One service user, who was recently able to move into fresh accommodation with his family, told INTERACT: “I’d been trying to navigate the housing system for two years. I couldn’t have done it without you - you’ve been such a big help. I’m over the moon with how things have turned out. This has given me and the boys a fresh start and we are already happy here.”
The team’s work was recently praised by colleagues from NHS England, Tracey Bleakley, CEO of NHS Norfolk and Waveney, and Rt Hon Patricia Hewitt, Chair of NHS Norfolk and Waveney and Deputy Chair of Norfolk and Waveney Integrated Care Partnership, during a recent visit to City Hall, showcasing this excellent work taking place locally to help keep people well.

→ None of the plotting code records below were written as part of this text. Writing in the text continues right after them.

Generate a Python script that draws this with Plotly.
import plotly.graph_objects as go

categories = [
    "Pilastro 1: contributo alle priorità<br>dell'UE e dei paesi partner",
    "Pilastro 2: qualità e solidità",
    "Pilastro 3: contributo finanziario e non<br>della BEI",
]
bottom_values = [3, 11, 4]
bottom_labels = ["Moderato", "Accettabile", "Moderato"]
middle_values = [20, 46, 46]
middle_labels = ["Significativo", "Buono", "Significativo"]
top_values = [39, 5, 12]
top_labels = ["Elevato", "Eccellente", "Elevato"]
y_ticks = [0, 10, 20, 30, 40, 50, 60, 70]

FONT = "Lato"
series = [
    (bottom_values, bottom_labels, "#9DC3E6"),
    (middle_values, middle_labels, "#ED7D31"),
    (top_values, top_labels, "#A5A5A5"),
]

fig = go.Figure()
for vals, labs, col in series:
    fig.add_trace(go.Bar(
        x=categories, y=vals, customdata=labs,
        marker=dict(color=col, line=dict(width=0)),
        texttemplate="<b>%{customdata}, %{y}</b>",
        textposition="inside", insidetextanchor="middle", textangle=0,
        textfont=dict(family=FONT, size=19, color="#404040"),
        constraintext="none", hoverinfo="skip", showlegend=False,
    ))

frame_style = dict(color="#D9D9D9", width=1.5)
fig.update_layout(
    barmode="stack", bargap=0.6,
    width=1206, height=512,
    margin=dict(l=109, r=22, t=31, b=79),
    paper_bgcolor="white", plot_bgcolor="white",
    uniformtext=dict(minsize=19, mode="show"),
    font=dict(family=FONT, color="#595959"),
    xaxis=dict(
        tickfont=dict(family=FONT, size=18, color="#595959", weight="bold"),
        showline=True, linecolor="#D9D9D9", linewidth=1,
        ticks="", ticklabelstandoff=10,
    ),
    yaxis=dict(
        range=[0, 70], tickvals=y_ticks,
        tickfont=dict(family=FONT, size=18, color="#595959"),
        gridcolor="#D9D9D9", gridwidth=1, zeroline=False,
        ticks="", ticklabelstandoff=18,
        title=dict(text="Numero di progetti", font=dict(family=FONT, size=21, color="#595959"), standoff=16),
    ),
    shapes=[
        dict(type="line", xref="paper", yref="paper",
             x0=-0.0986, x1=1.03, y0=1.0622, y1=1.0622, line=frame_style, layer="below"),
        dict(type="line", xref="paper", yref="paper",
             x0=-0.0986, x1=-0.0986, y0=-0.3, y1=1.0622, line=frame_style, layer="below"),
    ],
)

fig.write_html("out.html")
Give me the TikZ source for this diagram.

Rt Hon, Patricia Hewitt, said: “This is a shining example of the work that is taking place across Norfolk and Waveney to help people stay as well as they possibly can, looking holistically at the needs of our residents and communities. We know what there are multiple factors that influence the health and wellbeing of people. Having access to suitable housing, employment and social interaction is important to support both our physical and emotional health and wellbeing. This is why, examples like this, where the NHS, local authorities, our voluntary, community and social enterprise sectors, working together, is the only way we can truly support people to lead longer, healthier and happier, lives.”
Cllr Cate Oliver, Norwich City Council cabinet member for wellbeing and culture, said: “The early outcomes from the INTERACT pilot scheme demonstrates the potential of this dedicated team to have a real impact on the lives of people who are struggling with both mental and physical wellbeing due to their home environments not working well for them. Together with our partners in INTERACT, the council is delighted to support the delivery of proactive care and support in an area where it is so clearly badly needed and can do so much good.”